Anyone familiar at all with jazz knows that the saxophone has in the last 120 years come of age. Yet in the classical field the saxophone figures less often in the scheme of works than might be supposed. This is not the place to examine why that is, but to appreciate its appearance and make note of it as appropriate.

So for example there is a recording out this year of Lee Actor's Saxophone Concerto (Navona 5848). Debra Richtmeyer is the alto saxophone soloist; Kirk Trevor conducts the Slovak National Symphony Orchestra. It's essentially a neo-romantic/proto-impressionist work of some lyrical and lively qualities. The solo part is alternatingly sinewy and plaintive, with a slight vibrato which recalls the sound of the saxophone on "Pictures at an Exhibition" and "Le Creation du Monde", or of course Debussy's "Rhapsody for Alto Sax and Orchestra." In other words the sound is a bit enmeshed in jazz sax style of the '20s and '30s. Once one accepts that, there is an engaging charm and memorable melodic thrust to the piece.

The CD contains a number of additional works by Lee Actor. The most attractive are the "Dance Rhapsody" and the "Concerto for Horn and Orchestra," with the latter featuring the Slovak Radio Symphony Orchestra and horn soloist Karol Nitran.

It's cleanly orchestrated, decently played music that hearkens back to the early 20th century with enough economy of means that it does not take on the monumental bloatedness of some typical late romantic works (the latter of which I do appreciate when done well), yet it's not quite neo-classical and it does not fall into a typically modernist camp either. There are some nascent impressionistic elements, and what one could call modernist-tonal-conservative elements.

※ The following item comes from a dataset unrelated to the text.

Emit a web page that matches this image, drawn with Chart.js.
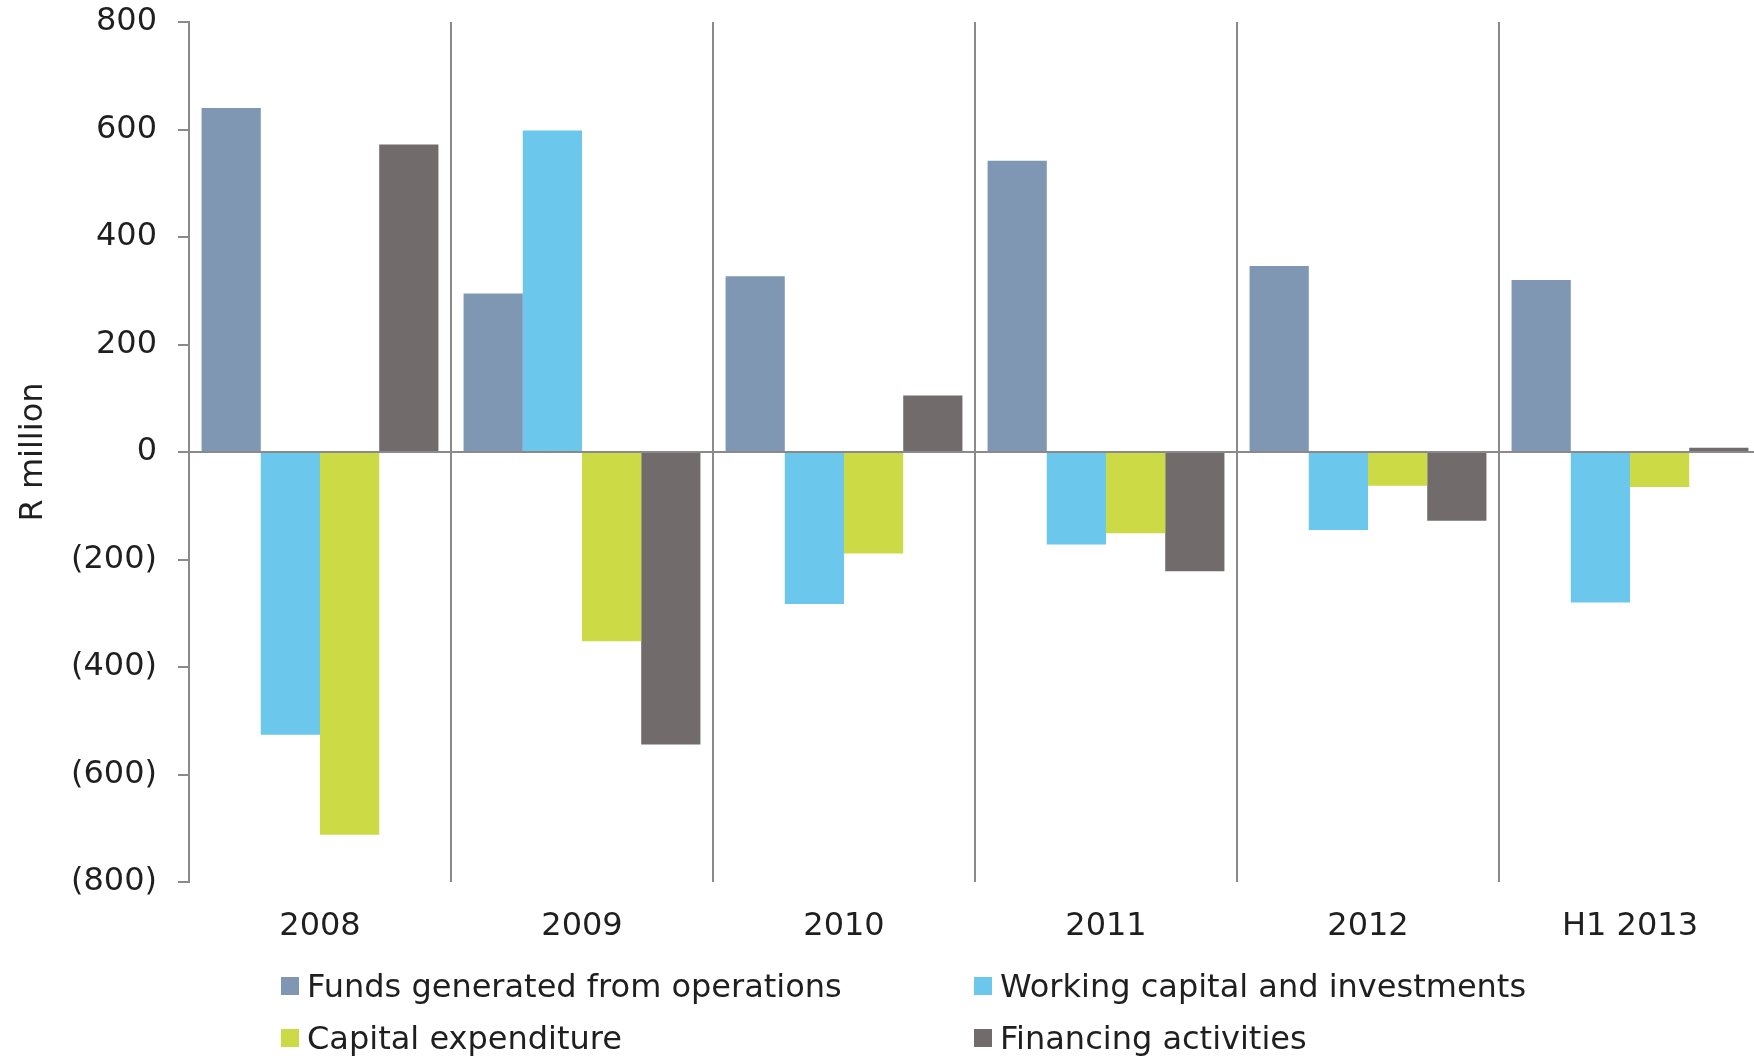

The music is solid fare, decently performed. If one gets the feeling one has heard similar music before, of course that is a truth. This music has some originality in the details and some heavy ties to early modern tradition in its overall thrust.

It will no doubt please those who like a sort of souffle of earlier pre-modern/modern styles, well crafted. The Saxophone Concerto stands erect in a field where there are not many challengers. The other pieces are solid and welcome additions. This is not paradigm-changing music. It is quite enjoyable in its own way.